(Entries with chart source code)
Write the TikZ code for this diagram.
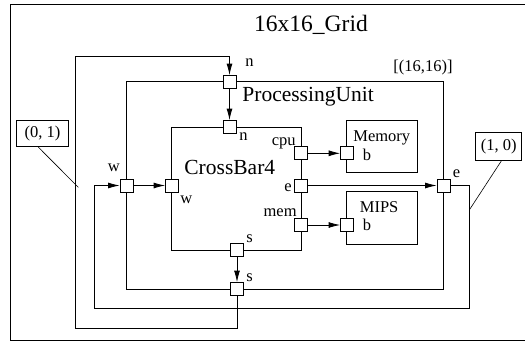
\documentclass[tikz,border=0pt]{standalone}
\usepackage{fontspec}
\setmainfont{Liberation Serif}
\usetikzlibrary{arrows.meta}
\begin{document}
\begin{tikzpicture}[x=1pt,y=-1pt,
  line width=0.8pt,
  port/.style={draw,fill=white,rectangle,minimum width=13pt,minimum height=13pt,inner sep=0pt},
  block/.style={draw,rectangle,inner sep=0pt},
  lbl/.style={inner sep=0pt,font=\fontsize{16.5}{18}\selectfont},
  biglbl/.style={inner sep=0pt,font=\fontsize{21.5}{24}\selectfont},
  tag/.style={draw,rectangle,inner sep=0pt,font=\fontsize{16.5}{18}\selectfont},
  arr/.style={-{Latex[length=11.5pt,width=6pt]}}
]
\useasboundingbox (0,0) rectangle (525,341);
% outer frame
\draw (527,4) -- (10,4) -- (10,340) -- (527,340);
\node[inner sep=0pt,anchor=base,font=\fontsize{23.5}{26}\selectfont] (title) at (311,31.7) {16x16\_Grid};
% blocks
\node[block,minimum width=317.2pt,minimum height=207.6pt] (pu) at (284.9,185.5) {};
\node[block,minimum width=130pt,minimum height=122.3pt] (cb) at (236.7,188.85) {};
\node[block,minimum width=71pt,minimum height=52pt] (mem) at (382.2,146.7) {};
\node[block,minimum width=71pt,minimum height=52.3pt] (mips) at (382.2,217.85) {};
% block labels
\node[biglbl,anchor=base west] (pulbl) at (242,101) {ProcessingUnit};
\node[biglbl,anchor=base west] (cblbl) at (184,174) {CrossBar4};
\node[lbl,anchor=base west] (memlbl) at (353,141.7) {Memory};
\node[lbl,anchor=base west] (mipslbl) at (359.5,212.7) {MIPS};
\node[lbl,anchor=base] (idx) at (423,71) {[(16,16)]};
% ports
\node[port] (pun) at (229.5,82) {};
\node[port] (cbn) at (229.5,127) {};
\node[port] (puw) at (126.5,185.5) {};
\node[port] (cbw) at (172,185.5) {};
\node[port] (cbs) at (237,250) {};
\node[port] (pus) at (237,289) {};
\node[port] (cbcpu) at (301,153.3) {};
\node[port] (cbe) at (301,185.5) {};
\node[port] (cbmem) at (301,225) {};
\node[port] (memb) at (347,153.3) {};
\node[port] (mipsb) at (347,225) {};
\node[port] (pue) at (443.5,185.5) {};
% port labels
\node[lbl,anchor=base west] (l1) at (245,66.5) {n};
\node[lbl,anchor=base west] (l2) at (239,140) {n};
\node[lbl,anchor=base west] (l3) at (107.5,171.7) {w};
\node[lbl,anchor=base west] (l4) at (180,203) {w};
\node[lbl,anchor=base west] (l5) at (246,242.5) {s};
\node[lbl,anchor=base west] (l6) at (246,281.7) {s};
\node[lbl,anchor=base east] (l7) at (296,145) {cpu};
\node[lbl,anchor=base east] (l8) at (292,191.7) {e};
\node[lbl,anchor=base east] (l9) at (297,216.7) {mem};
\node[lbl,anchor=base west] (l10) at (362.5,160) {b};
\node[lbl,anchor=base west] (l11) at (362.5,230) {b};
\node[lbl,anchor=base west] (l12) at (452.5,177.7) {e};
% internal connections
\draw[arr] (pun) -- (cbn);
\draw[arr] (puw) -- (cbw);
\draw[arr] (cbs) -- (pus);
\draw[arr] (cbcpu) -- (memb);
\draw[arr] (cbe) -- (pue);
\draw[arr] (cbmem) -- (mipsb);
% loops
\coordinate (ea) at (469.3,185.5);
\coordinate (eb) at (469.3,308.3);
\coordinate (ec) at (94.3,308.3);
\coordinate (ed) at (94.3,185.5);
\draw[arr] (pue.east) -- (ea) -- (eb) -- (ec) -- (ed) -- (puw.west);
\coordinate (sa) at (237,328.3);
\coordinate (sb) at (75,328.3);
\coordinate (sc) at (75,56.7);
\coordinate (sd) at (229.5,56.7);
\draw[arr] (pus.south) -- (sa) -- (sb) -- (sc) -- (sd) -- (pun.north);
% tags
\node[tag,minimum width=51.6pt,minimum height=26pt] (t01) at (42.5,133.7) {(0, 1)};
\node[tag,minimum width=46pt,minimum height=27.3pt] (t10) at (498.7,146.3) {(1, 0)};
\coordinate (t01end) at (78.3,187.3);
\coordinate (t10end) at (469.3,210);
\draw[line width=0.6pt] (t01.south) ++(-4.2,0) -- (t01end);
\draw[line width=0.6pt] (t10.south) ++(3,0) -- (t10end);
\end{tikzpicture}
\end{document}
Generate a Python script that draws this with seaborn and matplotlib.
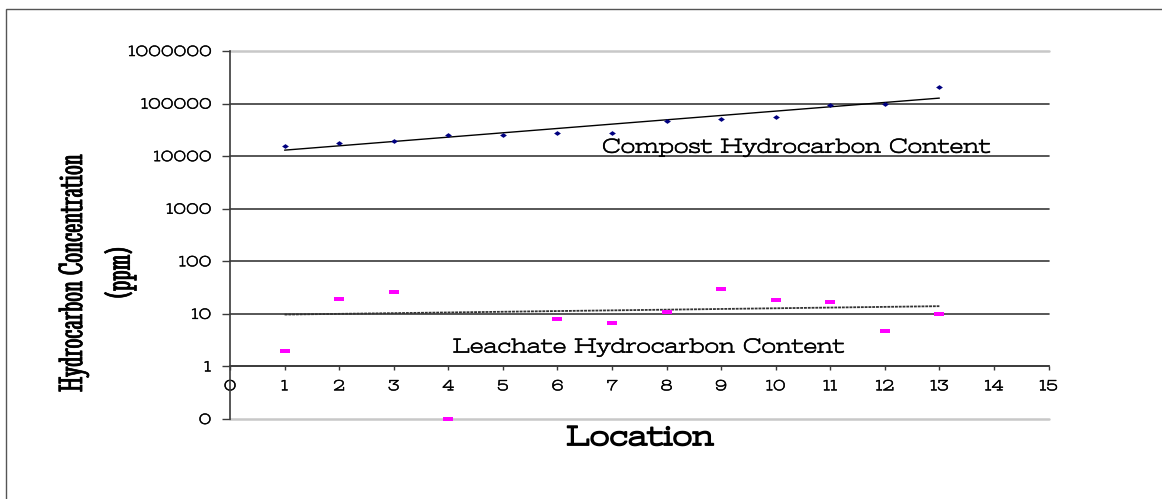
import numpy as np
import pandas as pd
import matplotlib
matplotlib.use("Agg")
import matplotlib.pyplot as plt
import seaborn as sns
from matplotlib.patches import Rectangle
from matplotlib.markers import MarkerStyle
from matplotlib.path import Path
from matplotlib.ticker import NullLocator
import matplotlib.patheffects as pe

# ---------------- data ----------------
compost_location = [1, 2, 3, 4, 5, 6, 7, 8, 9, 10, 11, 12, 13]
compost_ppm = [15500, 17600, 19200, 25000, 25700, 27500, 27500, 46000, 51700, 56500, 92600, 100000, 209000]

leachate_location = [1, 2, 3, 4, 6, 7, 8, 9, 10, 11, 12, 13]
leachate_ppm = [2.0, 18.8, 25.6, 0.1, 8.1, 6.8, 10.8, 29.7, 18.0, 16.5, 4.8, 9.9]

trend_location = [1, 13]
compost_trend_ppm = [13000, 127000]
leachate_trend_ppm = [9.7, 14.0]

y_ticks = [0.1, 1, 10, 100, 1000, 10000, 100000, 1000000]
y_tick_labels = ["0", "1", "10", "100", "1000", "10000", "100000", "1000000"]
x_ticks = list(range(0, 16))
x_tick_labels = [str(v) for v in x_ticks]

compost_label = "Compost Hydrocarbon Content"
leachate_label = "Leachate Hydrocarbon Content"
x_title = "Location"
y_title = "Hydrocarbon Concentration\n(ppm)"

# ---------------- style ----------------
sns.set_style("white")
plt.rcParams["font.family"] = ["Stint Ultra Expanded", "DejaVu Serif"]
WIDE = ["Stint Ultra Expanded", "DejaVu Serif"]
NARROW = ["Stint Ultra Condensed", "DejaVu Serif"]
DARK = "#3a3a3a"
LIGHT = "#c8c8c8"
thicken = [pe.withStroke(linewidth=0.35, foreground="black")]

fig = plt.figure(figsize=(11.62, 4.99), dpi=100)
ax = fig.add_axes([230 / 1162, 1 - 419 / 499, 818.5 / 1162, 368 / 499])
ax.set_facecolor("white")

# outer frame
fig.add_artist(Rectangle((6 / 1162, -0.1), 1.2, 1 - 9 / 499 + 0.1, transform=fig.transFigure,
                         fill=False, edgecolor="#555555", linewidth=1.0))

ax.set_yscale("log")
ax.set_xlim(0, 15)
ax.set_ylim(0.1, 1000000)

compost_df = pd.DataFrame({"Location": compost_location, "ppm": compost_ppm})
leachate_df = pd.DataFrame({"Location": leachate_location, "ppm": leachate_ppm})
trend_df = pd.DataFrame({"Location": trend_location, "compost": compost_trend_ppm,
                         "leachate": leachate_trend_ppm})

# trend lines
sns.lineplot(data=trend_df, x="Location", y="compost", color="black", linewidth=1.0, ax=ax, zorder=3)
sns.lineplot(data=trend_df, x="Location", y="leachate", color="#333333", linewidth=1.3,
             linestyle=(0, (1.6, 0.5)), ax=ax, zorder=3)

# markers
diamond = MarkerStyle(Path([(0, -0.7), (1, 0), (0, 0.7), (-1, 0), (0, -0.7)], closed=True))
rect = MarkerStyle(Path([(-1, -0.45), (1, -0.45), (1, 0.45), (-1, 0.45), (-1, -0.45)], closed=True))
sns.scatterplot(data=compost_df, x="Location", y="ppm", marker=diamond, s=24, color="#000080",
                linewidth=0, ax=ax, zorder=5, clip_on=False)
sns.scatterplot(data=leachate_df, x="Location", y="ppm", marker=rect, s=42, color="#ff00ff",
                linewidth=0, ax=ax, zorder=5, clip_on=False)

# axes styling
for s in ["top", "right"]:
    ax.spines[s].set_visible(False)
ax.spines["bottom"].set_position(("data", 1))
ax.spines["bottom"].set_color(DARK)
ax.spines["bottom"].set_linewidth(1.2)
ax.spines["left"].set_color(DARK)
ax.spines["left"].set_linewidth(1.2)
ax.spines["bottom"].set_zorder(4)

ax.set_yticks(y_ticks, y_tick_labels)
ax.yaxis.set_minor_locator(NullLocator())
ax.set_xticks(x_ticks, x_tick_labels)
ax.tick_params(axis="y", direction="out", length=5.5, width=1.0, color=DARK, pad=8,
               labelsize=11, labelcolor="black", left=True)
ax.tick_params(axis="x", direction="out", length=3, width=1.0, color=DARK, pad=7,
               labelsize=11, labelcolor="black", bottom=True)
for lab in ax.get_xticklabels() + ax.get_yticklabels():
    lab.set_fontfamily(WIDE)
    lab.set_path_effects(thicken)

ax.grid(axis="y", which="major", color=DARK, linewidth=1.2)
ax.grid(axis="x", visible=False)
glines = ax.get_ygridlines()
for i, gl in enumerate(glines):
    gl.set_clip_on(False)
    if i == 0 or i == len(glines) - 1:
        gl.set_color(LIGHT)
        gl.set_linewidth(1.8)
ax.set_axisbelow(True)

# annotations
ax.text(0.693, 0.737, compost_label, transform=ax.transAxes, ha="center", va="center",
        fontsize=15, family=WIDE, color="black", zorder=6, path_effects=thicken)
ax.text(0.513, 0.194, leachate_label, transform=ax.transAxes, ha="center", va="center",
        fontsize=15, family=WIDE, color="black", zorder=6, path_effects=thicken)

ax.set_xlabel(x_title, fontsize=20.5, family=WIDE, color="black",
              path_effects=[pe.withStroke(linewidth=1.1, foreground="black")])
ax.xaxis.set_label_coords(0.501, -0.052)
ax.xaxis.label.set_va("center")

ax.set_ylabel(y_title, fontsize=25, family=NARROW, color="black", linespacing=1.55,
              ha="center", va="center", multialignment="center",
              path_effects=[pe.withStroke(linewidth=0.45, foreground="black")])
ax.yaxis.set_label_coords(-0.162, 0.397)

fig.savefig("out.png", dpi=100)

> [Problem requirements] Pictures are not part of the copy. Write out only the lines from the one containing "Generate a Python" through the one containing "ax.set_ylim(0.1, 1000000)", exactly as they stand, both included.

> [Final result]
Generate a Python script that draws this with seaborn and matplotlib.
import numpy as np
import pandas as pd
import matplotlib
matplotlib.use("Agg")
import matplotlib.pyplot as plt
import seaborn as sns
from matplotlib.patches import Rectangle
from matplotlib.markers import MarkerStyle
from matplotlib.path import Path
from matplotlib.ticker import NullLocator
import matplotlib.patheffects as pe

# ---------------- data ----------------
compost_location = [1, 2, 3, 4, 5, 6, 7, 8, 9, 10, 11, 12, 13]
compost_ppm = [15500, 17600, 19200, 25000, 25700, 27500, 27500, 46000, 51700, 56500, 92600, 100000, 209000]

leachate_location = [1, 2, 3, 4, 6, 7, 8, 9, 10, 11, 12, 13]
leachate_ppm = [2.0, 18.8, 25.6, 0.1, 8.1, 6.8, 10.8, 29.7, 18.0, 16.5, 4.8, 9.9]

trend_location = [1, 13]
compost_trend_ppm = [13000, 127000]
leachate_trend_ppm = [9.7, 14.0]

y_ticks = [0.1, 1, 10, 100, 1000, 10000, 100000, 1000000]
y_tick_labels = ["0", "1", "10", "100", "1000", "10000", "100000", "1000000"]
x_ticks = list(range(0, 16))
x_tick_labels = [str(v) for v in x_ticks]

compost_label = "Compost Hydrocarbon Content"
leachate_label = "Leachate Hydrocarbon Content"
x_title = "Location"
y_title = "Hydrocarbon Concentration\n(ppm)"

# ---------------- style ----------------
sns.set_style("white")
plt.rcParams["font.family"] = ["Stint Ultra Expanded", "DejaVu Serif"]
WIDE = ["Stint Ultra Expanded", "DejaVu Serif"]
NARROW = ["Stint Ultra Condensed", "DejaVu Serif"]
DARK = "#3a3a3a"
LIGHT = "#c8c8c8"
thicken = [pe.withStroke(linewidth=0.35, foreground="black")]

fig = plt.figure(figsize=(11.62, 4.99), dpi=100)
ax = fig.add_axes([230 / 1162, 1 - 419 / 499, 818.5 / 1162, 368 / 499])
ax.set_facecolor("white")

# outer frame
fig.add_artist(Rectangle((6 / 1162, -0.1), 1.2, 1 - 9 / 499 + 0.1, transform=fig.transFigure,
                         fill=False, edgecolor="#555555", linewidth=1.0))

ax.set_yscale("log")
ax.set_xlim(0, 15)
ax.set_ylim(0.1, 1000000)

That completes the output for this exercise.